The majority also rejected the argument that allowing for full territory representation in the Senate could permit the Commonwealth to 'swamp' the Senate with territory senators, effectively reducing the representation of the States. The majority said that the proper interpretation of the Constitution was not to be affected by the fear that a power might be abused.

Barwick CJ, Gibbs and Stephen JJ dissented. Each held that because section 7 referred only to the States, it was intended that the Senate would be a States' House and that the concept of representation envisaged by section 122 must be limited to less than full representation. Stephen J held in the following terms: ^{page 258.}

Such then being the constitutional structure of the Senate it is, to my mind, apparent that “representation” in s 122 must bear a meaning which accords with that structure.

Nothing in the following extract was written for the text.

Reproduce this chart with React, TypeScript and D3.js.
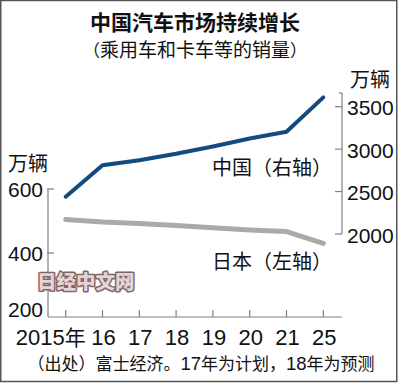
import React from "react";
import * as d3 from "d3";

const years = ["2015", "16", "17", "18", "19", "20", "21", "25"];
const chinaSales = [2440, 2810, 2870, 2945, 3030, 3125, 3205, 3610];
const japanSales = [505, 497, 492, 486, 479, 472, 467, 430];
const leftTicks = [600, 400, 200];
const rightTicks = [3500, 3000, 2500, 2000];

const title = "中国汽车市场持续增长";
const subtitleBody = "乘用车和卡车等的销量";
const unit = "万辆";
const chinaLabel = "中国（右轴）";
const japanLabel = "日本（左轴）";
const watermark = "日经中文网";

const FONT = "'Liberation Sans', Arial, 'Noto Sans CJK SC', sans-serif";
const CJK = "'Noto Sans CJK SC', 'Liberation Sans', sans-serif";

export default function App() {
  const x = d3.scalePoint<string>().domain(years).range([65.7, 323.3]);
  const yL = d3.scaleLinear().domain([200, 600]).range([317, 189]);
  const yR = d3.scaleLinear().domain([2000, 3500]).range([234, 106.7]);

  const chinaLine = d3
    .line<number>()
    .x((_, i) => x(years[i]) as number)
    .y((d) => yR(d));
  const japanLine = d3
    .line<number>()
    .x((_, i) => x(years[i]) as number)
    .y((d) => yL(d));

  const axisColor = "#808080";
  const leftX = 48;
  const rightX = 342;
  const baseY = yL(200);

  return (
    <svg
      width={400}
      height={384}
      style={{ position: "absolute", left: 0, top: 0, background: "#fff" }}
    >
      <rect x={0.75} y={0.5} width={396} height={381} fill="#fff" stroke="#555" strokeWidth={1.5} />

      <text x={195} y={30} textAnchor="middle" fontFamily={CJK} fontWeight="bold" fontSize={21} fill="#111">
        {title}
      </text>
      <text x={195} y={57} textAnchor="middle" fontFamily={CJK} fontSize={19} fill="#111">
        <tspan fontSize={17}>（</tspan>
        {subtitleBody}
        <tspan fontSize={17}>）</tspan>
      </text>

      {/* units */}
      <text x={8} y={170.5} fontFamily={CJK} fontSize={20} fill="#111">{unit}</text>
      <text x={350} y={86.5} fontFamily={CJK} fontSize={20} fill="#111">{unit}</text>

      {/* left axis */}
      <line x1={leftX} x2={leftX} y1={yL(600)} y2={baseY} stroke={axisColor} strokeWidth={1.2} />
      {leftTicks.map((t) => (
        <g key={"l" + t}>
          {t !== 200 && (
            <line x1={leftX - 1} x2={leftX + 6} y1={yL(t)} y2={yL(t)} stroke={axisColor} strokeWidth={1.2} />
          )}
          <text
            x={43}
            y={t === 200 ? yL(t) : yL(t) + 8}
            textAnchor="end"
            fontFamily={FONT}
            fontSize={21}
            fill="#111"
          >
            {t}
          </text>
        </g>
      ))}

      {/* right axis */}
      <line x1={rightX} x2={rightX} y1={93} y2={yR(2000)} stroke={axisColor} strokeWidth={1.2} />
      <line x1={rightX - 3} x2={rightX} y1={93} y2={93} stroke={axisColor} strokeWidth={1.2} />
      {rightTicks.map((t) => (
        <g key={"r" + t}>
          <line x1={rightX - 7} x2={rightX} y1={yR(t)} y2={yR(t)} stroke={axisColor} strokeWidth={1.2} />
          <text x={347} y={yR(t) + 8.5} fontFamily={FONT} fontSize={21} fill="#111">
            {t}
          </text>
        </g>
      ))}

      {/* x axis */}
      <line x1={leftX} x2={rightX} y1={baseY} y2={baseY} stroke={axisColor} strokeWidth={1.2} />
      {years.map((yr) => (
        <g key={"x" + yr}>
          <line x1={x(yr)} x2={x(yr)} y1={baseY} y2={baseY - 7} stroke={axisColor} strokeWidth={1.2} />
          <text
            x={yr === "2015" ? (x(yr) as number) - 15 : (x(yr) as number) + 1}
            y={345}
            textAnchor="middle"
            fontFamily={FONT}
            fontSize={22}
            fill="#111"
          >
            {yr === "2015" ? (
              <>
                {yr}
                <tspan fontFamily={CJK} fontSize={21}>年</tspan>
              </>
            ) : (
              yr
            )}
          </text>
        </g>
      ))}

      {/* lines */}
      <path d={japanLine(japanSales) || ""} fill="none" stroke="#aaaaaa" strokeWidth={5} strokeLinecap="round" strokeLinejoin="round" />
      <path d={chinaLine(chinaSales) || ""} fill="none" stroke="#134b7d" strokeWidth={4} strokeLinecap="round" strokeLinejoin="round" />

      <text x={212} y={175} fontFamily={CJK} fontSize={20} fill="#111">{chinaLabel}</text>
      <text x={212} y={269} fontFamily={CJK} fontSize={20} fill="#111">{japanLabel}</text>

      {/* watermark */}
      <text
        x={37}
        y={289}
        fontFamily={CJK}
        fontWeight="900"
        fontSize={19.5}
        fill="#e6d3d3"
        stroke="#7f6666"
        strokeWidth={3}
        strokeLinejoin="round"
        style={{ paintOrder: "stroke" }}
      >
        {watermark}
      </text>

      <text x={201} y={370} textAnchor="middle" fontFamily={CJK} fontSize={17} fill="#111">
        <tspan>（出处）富士经济。</tspan>
        <tspan fontFamily={FONT} fontSize={18.5}>17</tspan>
        <tspan>年为计划，</tspan>
        <tspan fontFamily={FONT} fontSize={18.5}>18</tspan>
        <tspan>年为预测</tspan>
      </text>
    </svg>
  );
}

Such a meaning cannot extend to the creation of senators of Territories, taking their places in the Senate on an equal footing with senators of States nor indeed to the creation of any office carrying with it the power to affect by vote the deliberations of the Senate. To give to “representation” any such meaning is wholly to distort the intended character of the Senate as a chamber “composed of senators for each State”. It is this very type of distortion which the Senate (Representation of Territories) Act 1973 would, if valid, effect. I accordingly regard the Act as invalid; it is not authorized by the power conferred upon Parliament by s 122.

== Subsequent events ==
The first territory senators were elected at the 1975 election.

Following a change in the High Court's membership, McTiernan J retired in 1976 and was replaced by Aickin J, the representation of the territories was re-challenged in Queensland v Commonwealth (1977). The High Court again upheld the legislation, this time by an increased majority, with Mason, Jacobs and Murphy JJ affirming their earlier judgements, and Gibbs and Stephen JJ applying stare decisis to find that the legislation was constitutionally valid even though they considered the decision in Western Australia v Commonwealth to be wrong.